24 thoughts on “Prog Land (a Sunday sermonette)

  1. Everybody is LaLa land lives somewhere else in their head. I lived in the area for about three years or so, and everybody I met down there had a script in their back pocket. As they bused tables, they would be memorizing lines from this back pocket script for their next audition (which they never passed). As they took my order for a Big Mac and fries, I saw that script in their back pocket. These guys were all actors, directors, writers, producers, etc. Or were going to be. In the meantime, they had to pay rent and eat, so their 'day jobs' were just temporary until they got their big break.
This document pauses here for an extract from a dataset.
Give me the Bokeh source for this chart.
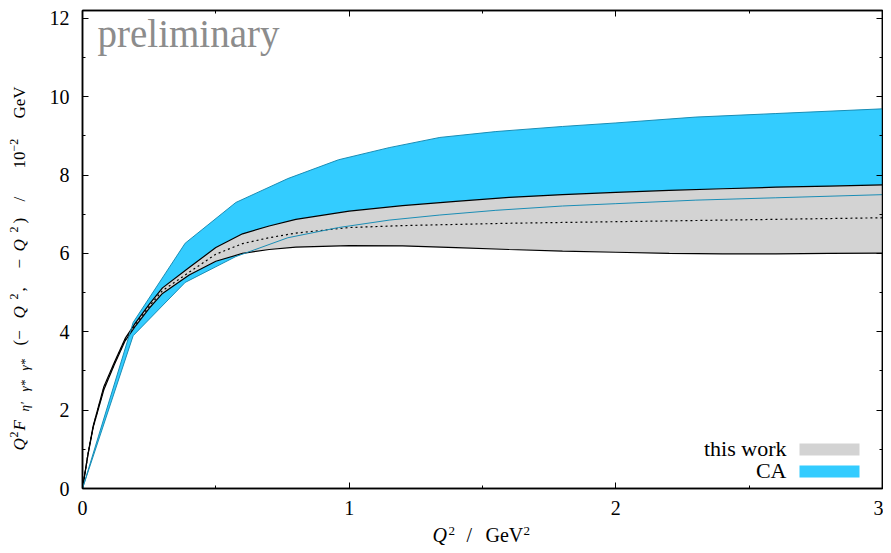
import math
from bokeh.plotting import figure
from bokeh.layouts import row, column
from bokeh.models import Range1d, LinearAxis, FixedTicker, Label, BoxAnnotation, ColumnDataSource
from bokeh.core.properties import value
from bokeh.embed import file_html
from bokeh.resources import INLINE

# ---------------- data ----------------
q2_band = [0.0, 0.02, 0.04, 0.08, 0.12, 0.16, 0.2, 0.25, 0.3, 0.4, 0.5, 0.6, 0.7,
           0.8, 1.0, 1.2, 1.4, 1.6, 1.8, 2.0, 2.2, 2.4, 2.6, 2.8, 3.0]
band_upper = [0.0, 0.86, 1.60, 2.60, 3.23, 3.83, 4.24, 4.70, 5.12, 5.64, 6.15, 6.50, 6.70,
              6.87, 7.08, 7.22, 7.33, 7.43, 7.50, 7.56, 7.61, 7.65, 7.69, 7.72, 7.75]
band_central = [0.0, 0.85, 1.58, 2.56, 3.20, 3.80, 4.20, 4.65, 5.05, 5.52, 5.98, 6.25, 6.40,
                6.52, 6.66, 6.71, 6.74, 6.77, 6.79, 6.81, 6.83, 6.85, 6.87, 6.89, 6.91]
band_lower = [0.0, 0.84, 1.56, 2.52, 3.17, 3.77, 4.16, 4.60, 4.98, 5.45, 5.80, 6.00, 6.10,
              6.16, 6.20, 6.19, 6.15, 6.10, 6.06, 6.03, 6.00, 5.99, 5.99, 6.00, 6.01]

q2_ca = [0.0, 0.19, 0.385, 0.575, 0.77, 0.96, 1.15, 1.34, 1.55, 1.8, 2.0, 2.3, 2.6, 3.0]
ca_upper = [0.0, 4.24, 6.26, 7.30, 7.91, 8.39, 8.70, 8.96, 9.11, 9.24, 9.33, 9.48, 9.57, 9.69]
ca_lower = [0.0, 3.90, 5.26, 5.92, 6.40, 6.66, 6.85, 6.98, 7.10, 7.21, 7.27, 7.36, 7.42, 7.50]

x_ticks = [0, 1, 2, 3]
x_minor = [0.5, 1.5, 2.5]
y_ticks = [0, 2, 4, 6, 8, 10, 12]
y_minor = [1, 3, 5, 7, 9, 11]
legend_labels = ["this work", "CA"]

# ---------------- layout constants ----------------
TOTAL_W, TOTAL_H = 883, 545
YLAB_W = 36                      # strip left of the main figure holding the y label
MAIN_H = 522                     # main figure height; the x label strip lies below
XLAB_H = TOTAL_H - MAIN_H
MAIN_W = TOTAL_W - YLAB_W
FL, FR, FT, FB = 82, 882, 10, 488   # frame edges in page pixels
XMAX, YMAX = 3.0, 12.2
FONT = "Liberation Serif"
GRAY_FILL = "#d3d3d3"
CA_FILL = "#33ccff"
CA_LINE = "#1a8db5"
BASE_SHIFT = 0.27                # em offset between anchor and drawn baseline


def px2x(sx):
    return (sx - FL) / (FR - FL) * XMAX


def py2y(sy):
    return (FB - sy) / (FB - FT) * YMAX


p = figure(width=MAIN_W, height=MAIN_H, x_range=Range1d(0, XMAX), y_range=Range1d(0, YMAX),
           output_backend="svg", toolbar_location=None, frame_align=False,
           title_location=None,
           min_border_left=FL - YLAB_W, min_border_right=TOTAL_W - FR,
           min_border_top=FT, min_border_bottom=MAIN_H - FB)
p.grid.visible = False
p.background_fill_color = "white"
p.border_fill_color = "white"
p.outline_line_color = "black"
p.outline_line_width = 1.5

# bands
p.varea(x=q2_ca, y1=ca_lower, y2=ca_upper, fill_color=CA_FILL)
p.varea(x=q2_band, y1=band_lower, y2=band_upper, fill_color=GRAY_FILL)
p.line(q2_band, band_upper, line_color="black", line_width=1.2)
p.line(q2_band, band_lower, line_color="black", line_width=1.2)
p.line(q2_band, band_central, line_color="black", line_width=1.2, line_dash="2 3")
p.line(q2_ca, ca_upper, line_color=CA_LINE, line_width=1)
p.line(q2_ca, ca_lower, line_color=CA_LINE, line_width=1)


def style_axis(ax, ticks, minor, show_labels, standoff=10):
    ax.ticker = FixedTicker(ticks=ticks, minor_ticks=minor)
    ax.major_tick_in = 6
    ax.major_tick_out = 0
    ax.minor_tick_in = 3
    ax.minor_tick_out = 0
    ax.axis_line_color = "black"
    ax.axis_line_width = 1.5
    ax.major_tick_line_color = "black"
    ax.minor_tick_line_color = "black"
    ax.major_tick_line_width = 1
    ax.minor_tick_line_width = 1
    ax.major_label_text_font = FONT
    ax.major_label_text_color = "black"
    if show_labels:
        ax.major_label_text_font_size = "20px"
        ax.major_label_standoff = standoff
    else:
        ax.major_label_overrides = {t: "" for t in ticks}
        ax.major_label_text_font_size = "0px"
        ax.major_label_standoff = 0
    ax.axis_label = None


style_axis(p.xaxis[0], x_ticks, x_minor, True, 12)
style_axis(p.yaxis[0], y_ticks, y_minor, True, 13)

top_ax = LinearAxis()
right_ax = LinearAxis()
style_axis(top_ax, x_ticks, x_minor, False)
style_axis(right_ax, y_ticks, y_minor, False)
p.add_layout(top_ax, "above")
p.add_layout(right_ax, "right")


def add_label(text, sx, sy, size, align="left", color="black"):
    # sy is the wanted baseline in page pixels
    p.add_layout(Label(x=px2x(sx), y=py2y(sy - BASE_SHIFT * size), text=text,
                       text_font=FONT, text_font_size=f"{size}px", text_color=color,
                       text_align=align, text_baseline="alphabetic"))


add_label("preliminary", 97, 44, 39, color="#8c8c8c")

# legend
add_label(legend_labels[0], 786, 454, 22, align="right")
add_label(legend_labels[1], 786, 476, 22, align="right")
p.add_layout(BoxAnnotation(left=px2x(799), right=px2x(859), bottom=py2y(455), top=py2y(443),
                           fill_color=GRAY_FILL, fill_alpha=1.0, line_color=None))
p.add_layout(BoxAnnotation(left=px2x(799), right=px2x(859), bottom=py2y(477), top=py2y(465),
                           fill_color=CA_FILL, fill_alpha=1.0, line_color=None))


# ---------------- axis-title strips (text figures) ----------------
def text_strip(width, height):
    f = figure(width=width, height=height, x_range=Range1d(0, width), y_range=Range1d(0, height),
               output_backend="svg", toolbar_location=None, x_axis_type=None, y_axis_type=None,
               title_location=None, frame_align=False,
               min_border=0, min_border_left=0, min_border_right=0,
               min_border_top=0, min_border_bottom=0)
    f.grid.visible = False
    f.outline_line_color = None
    f.background_fill_color = "white"
    f.border_fill_color = "white"
    return f


# y label pieces: (text, start y in page px, baseline x in page px, size, style)
ylabel_pieces = [
    ("Q", 450, 24, 17, "italic"), ("2", 437, 17, 12, "normal"), ("F", 430, 24, 17, "italic"),
    ("η′", 411, 28, 13, "italic"), ("γ*", 391, 28, 13, "italic"), ("γ*", 370, 28, 13, "italic"),
    ("(−", 345, 24, 17, "normal"), ("Q", 318, 24, 17, "italic"), ("2", 299, 17, 12, "normal"),
    (",", 291, 24, 17, "normal"), ("−", 268, 24, 17, "normal"), ("Q", 251, 24, 17, "italic"),
    ("2", 232, 17, 12, "normal"), (")", 223, 24, 17, "normal"), ("/", 201, 24, 17, "normal"),
    ("10", 168, 24, 17, "normal"), ("−2", 151, 17, 12, "normal"), ("GeV", 118, 24, 17, "normal"),
]
ylab = text_strip(YLAB_W, MAIN_H)
ysrc = ColumnDataSource(dict(
    x=[t[2] - BASE_SHIFT * t[3] for t in ylabel_pieces],
    y=[MAIN_H - t[1] for t in ylabel_pieces],
    text=[t[0] for t in ylabel_pieces],
    size=[f"{t[3]}px" for t in ylabel_pieces],
    style=[t[4] for t in ylabel_pieces],
))
ylab.text(x="x", y="y", text="text", source=ysrc, angle=math.pi / 2,
          text_font=value(FONT), text_font_size="size", text_font_style="style",
          text_color="black", text_align="left", text_baseline="alphabetic")

# x label pieces: (text, x in page px, baseline y in page px, size, style)
xlabel_pieces = [
    ("Q", 432, 540, 20, "italic"), ("2", 448, 534, 13, "normal"), ("/", 466, 540, 20, "normal"),
    ("GeV", 485, 540, 20, "normal"), ("2", 523, 534, 13, "normal"),
]
xlab = text_strip(TOTAL_W, XLAB_H)
xsrc = ColumnDataSource(dict(
    x=[t[1] for t in xlabel_pieces],
    y=[TOTAL_H - (t[2] - BASE_SHIFT * t[3]) for t in xlabel_pieces],
    text=[t[0] for t in xlabel_pieces],
    size=[f"{t[3]}px" for t in xlabel_pieces],
    style=[t[4] for t in xlabel_pieces],
))
xlab.text(x="x", y="y", text="text", source=xsrc,
          text_font=value(FONT), text_font_size="size", text_font_style="style",
          text_color="black", text_align="left", text_baseline="alphabetic")

layout = column(row(ylab, p, spacing=0), xlab, spacing=0)

open("out.html", "w").write(file_html(layout, INLINE))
And that big break never came for 99.9999999999999999999% of them. Just like lotto players. They have no chance, but spend every cent they got on tickets.

    Every damn one of them. Living in fantasy land. It is no different than those kids playing pick up basketball in the inner city on a bent rim with no net; they are going to be NBA stars, the next Steph Curry. The work on their moves day and night. And none of them make it and turn to crime to make ends meet, because they have no other marketable skills.
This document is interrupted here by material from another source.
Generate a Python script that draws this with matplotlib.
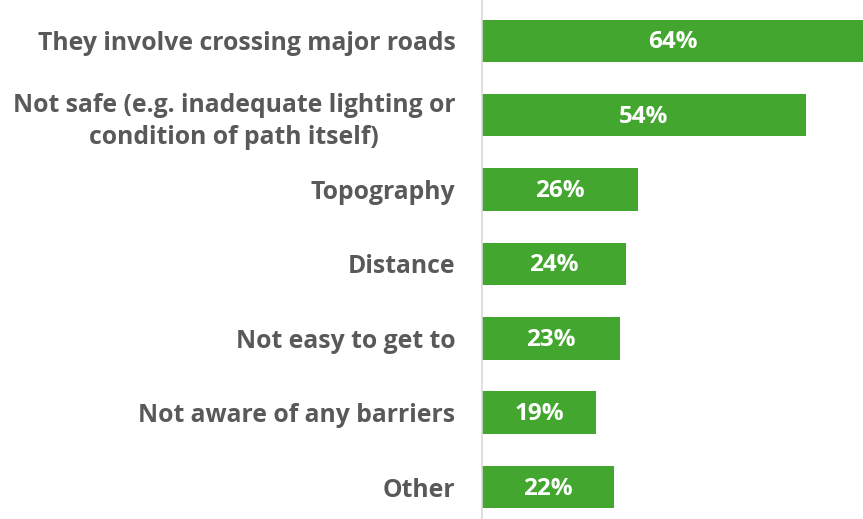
import matplotlib.pyplot as plt
import numpy as np

labels = ['They involve crossing major roads',
          'Not safe (e.g. inadequate lighting or\ncondition of path itself)',
          'Topography',
          'Distance',
          'Not easy to get to',
          'Not aware of any barriers',
          'Other']
values = [64, 54, 26, 24, 23, 19, 22]

plt.rcParams['font.family'] = ['Open Sans', 'DejaVu Sans']

fig = plt.figure(figsize=(8.63, 5.19), dpi=100)
ax = fig.add_axes([482/863, 0, 381/863, 1])

y = np.arange(len(values))
ax.barh(y, values, height=0.57, color='#43A62E', left=0)
xmax = 63.5
ax.set_xlim(0, xmax)
ax.set_ylim(6.43, -0.55)

for yi, v in zip(y, values):
    ax.text(min(v, xmax) / 2, yi + 0.02, f'{v}%', ha='center', va='center',
            color='white', fontsize=17.5, fontweight='bold')

ax.set_yticks(y)
ax.set_yticklabels(labels, fontsize=17.8, fontweight='bold', color='#595959',
                   linespacing=1.35)
# two-line label is centred in the original
for t in ax.get_yticklabels():
    t.set_multialignment('center')
ax.tick_params(axis='y', length=0, pad=19)
ax.set_xticks([])
for s in ['top', 'right', 'bottom']:
    ax.spines[s].set_visible(False)
ax.spines['left'].set_color('#D9D9D9')
ax.spines['left'].set_linewidth(1.2)

fig.savefig('out.png', dpi=100)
    Living in fantasy land, it's not just a Hollywood thing.

  2. They don't have to make sense except to themselves. You and the rest of us don't count because we aren't famous. There's a set of social rules for "artists" and other elitists and another set for the unwashed like us. They believe in the Marxist maxim "From each according to his ability, to each according to his need" They are the most able people on earth and they need all their perks like private airplanes and luxury yachts. We only need to travel commercial cattle class because that is what we are in their eyes. We exist only to pay for their lifestyles by buying movie or sporting event tickets. The athletes aren't quite as bad as the actors.

  3. Race baiting, anti-police, homosexual, socialist, pro-Muslim touchy feely is in right now. So it makes sense that the Hollywood elite would show off just how culturally fashionable they are by adopting even the most stupid of political fads. They don't give one thought the double standard they have.
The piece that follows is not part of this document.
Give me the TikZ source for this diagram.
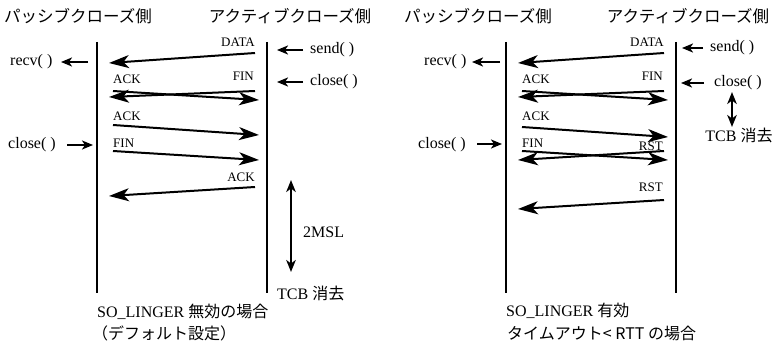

  4. A surprising majority of those people who 'make it' on the 'talent side' (not the tech people) have trust funds. The trust fund money allows them the freedom to hang out and meet/have sex with/do drugs with the right people and get themselves embedded in the culture. I've seen it myself, being a denizen of LALA land.

  5. I'd say job well done to those of us fly-over country types (the great unwashed) who have done such a great job enabling their excesses and satiating their greed, their orgies and their frivolity. Time to take a lap America and dish out more money.

  6. Steamboat Springs, CO is home to Perry Mansfield, a summer theater camp, and others. My late father was involved there on the livestock side and my sister a riding instructor. The rich kids all seemed to hunger for something authentic. Not finding it in their lives, they created a facsimile. Sad, really.

  7. I'm supposed to understand them? I thought that caused irreparable brain damage and fatal douchebaggery? I really don't want to risk it.

  8. I would not be surprised to learn that those who make it in the biz (the talent, not the tech droogs) have gobs of cash already at their disposal. The rest of the stupid wannabes from Omaha, Toledo, Oklahoma City and Steubenville saw an episode of 'Gilligan's Island,' and figured they could be the next Ginger Grant. or Mary Anne. And they won't be, under any circumstances, but will end up working the french fry baskets at In-N-Out Burger. With of course, a script in their back pockets…

  9. Do you remember how "Leonardo" got himself in trouble with a bear? Typical inane prog stunt.

  10. I feel that people who were raised in the country in a more 'authentic' environment always had a leg up despite popular wisdom to the contrary.

  11. There are people like John Travolta who (according to his own memoirs) sold his ass for a role. There are others who have family connections because nepotism in Hollywood is critical. And there are those who have independent incomes. Sometimes they come up the hard way – with raw talent. But for the most part, they're cutting the potatoes fresh for In-N-Out (quality you can taste), as you suggest, with a screenplay in their back pocket.

  12. Nepotism in Hollywood is most certainly on display for everyone to see. Does anyone think that Tory Spelling would have gotten to first base in Tinseltown without her dad (producer-movie mogul Aaron)? Not a chance. How about Nicolas Cage ever getting an audition without daddy Francis Ford Coppola pulling some strings? No way. Where would Kate Hudson be without her mommie Goldie Hawn paving the way? Nowheresville. How about Sean Astin (Frodo Baggins in 'The Hobbitt') breaking into showbiz without pop's help? (John Astin, 'Gomez' on the Addams Family series of the 1960's). Wouldn't have happened.

    I could go on.

  13. Note: I don't get out to the West coast often, but when I do, those In-N-Out french fries are the absolute best. Anywhere. I am slobbering as I type this. Really.

  14. In-N-Out is now headquartered in Dallas and their hamburgers are now sold in the Lone Star State!!!

  15. OOOOOH, I'm conflicted, LL: when I'm in Texas, I become a Whataburger guy. Now In-N-Out has horned in on Whataburger turf in the Lone Star State? I like how this is shaping up.

  16. In-N-Out is 'quality you can taste'. Whataburger doesn't make that claim. One of the best burgers in Texas is to be had in Hillsboro at LSP's compound.